Variation is a foundational biological principle that has historically been marginalized-both due to limited experimental accessibility and because of idealized, stereotypic blueprints rooted in essentialist thinking. With the advent of genetics and quantitative biology investigating environmental influences on the phenotype, variation was redefined from mere noise to a fundamental property. Modern light sheet microscopy now enables high-resolution, long-term imaging of dynamic processes across large populations, making it possible to systematically study phenotypic variation in vivo. Yet, the resulting high-dimensional datasets overwhelm traditional modes of analysis and visualization, risking the loss of biological insight. The transition from qualitative representation to quantitative measurement demands new epistemic practices-shifting from selective human interpretation to computational abstraction. Instead of relying on either very limited sampling or exhaustive scanning, we advocate for representative sampling of phenotypic variation: adaptive, model-guided systems that dynamically sample biological variation using real-time feedback, directing attention towards biologically relevant events and rare or extreme phenotypes.

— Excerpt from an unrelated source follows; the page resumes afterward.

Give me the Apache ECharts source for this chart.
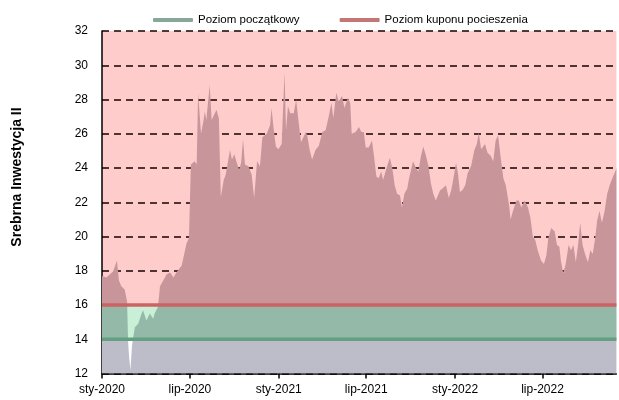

The underlying models act as the interface to human insight, constructing navigable, queryable representations of variation as a multidimensional manifold shaped by genetics, environment, and stochasticity. Crucially, adaptive systems call for new methods of visualizations-interfaces that encode uncertainty, consensus, and distributional structure. Such visualizations should preserve the interpretability of historical illustrations while fully embracing biological variation. The future of biology lies not in acquiring more data, but in developing smarter ways to sample, represent, and understand it.